Business owners have leeway when crafting their business plan outline. They can be short or long, and they can include whatever detail you think will be useful. There are basic templates you can work from, and you'll likely notice some common elements if you look up examples of business plans.

Market Analysis

The market analysis will reveal whether there is sufficient demand for your product or service in your target market. If the market is already saturated, your business model will need to be changed (or scrapped).

Competitive Analysis

The competitive analysis will examine the strengths and weaknesses of the competition and help direct your strategy for garnering a share of the market in your marketing plan. If the existing market is dominated by established competitors, for instance, you will have to come up with a marketing plan to lure customers from the competition (lower prices, better service, etc.).

Management Plan

The management plan outlines your business structure, management, and staffing requirements. If your business requires specific employee and management expertise, you will need a strategy for finding and hiring qualified staff and retaining them.

Operating Plan

The operating plan describes your facilities, equipment, inventory, and supply requirements. Business location and accessibility are critical for many businesses. If this is the case for your business, you will need to scout potential sites. If your proposed business requires parts or raw materials to produce goods to be sold to customers, you will need to investigate potential supply chains.

Financial Plan

The financial plan is the determining factor as to whether your proposed business idea is likely to be a success. If financing is required, your financial plan will determine how likely you are to obtain start-up funding in the form of equity or debt financing from banks, angel investors, or venture capitalists. You can have a great idea for a business, along with excellent marketing, management, and operational plans, but if the financial plan shows that the business will not be profitable enough, then the business model is not viable and there's no point in starting that venture.
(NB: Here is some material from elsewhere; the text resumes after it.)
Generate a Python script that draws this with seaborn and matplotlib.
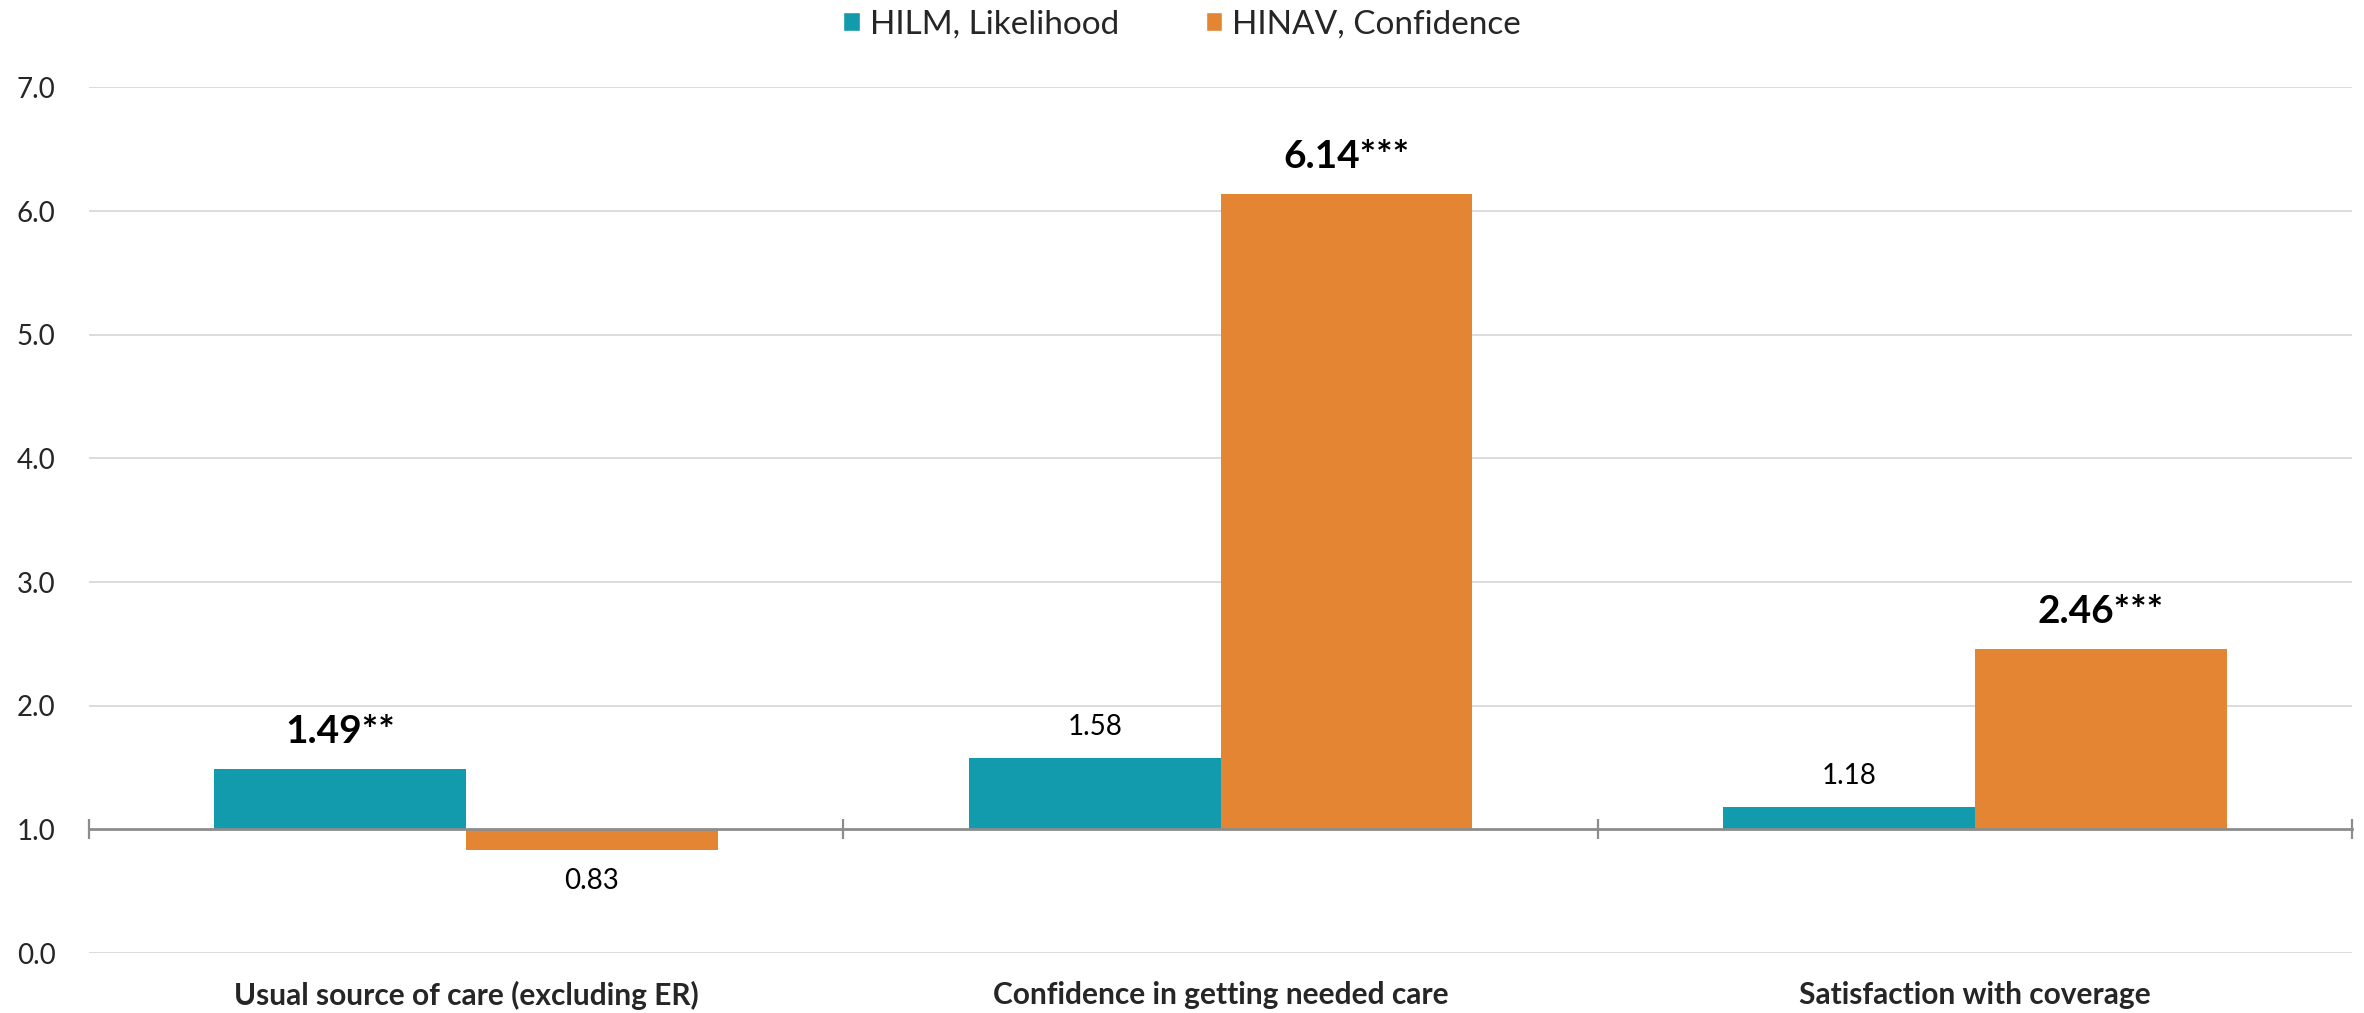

Business Plan vs. Investment Proposal

Business Plan vs. Investment Proposal
Business Plan Investment Proposal
Internal document External document
Guides decision-making within the business Attempts to convince those outside the company to invest in the business

A business plan is similar to an investment proposal. In fact, investment proposals are sometimes called investor-ready business plans. Generally speaking, they both have the same contents. You can think of an investment proposal as a business plan with a different audience.

The business plan is largely an internal document, intended to guide the decisions of executives, managers, and employees. The investment proposal, on the other hand, is designed to be presented to external agencies.

Key Takeaways

  • A business plan is a detailed road map that explains what the company's goals are and how it will achieve them.
  • The exact details of a business plan will depend on the intended audience and the nature of the business.
  • It's a good idea to regularly revisit your business plan so you know it's as accurate, realistic, and detailed as possible.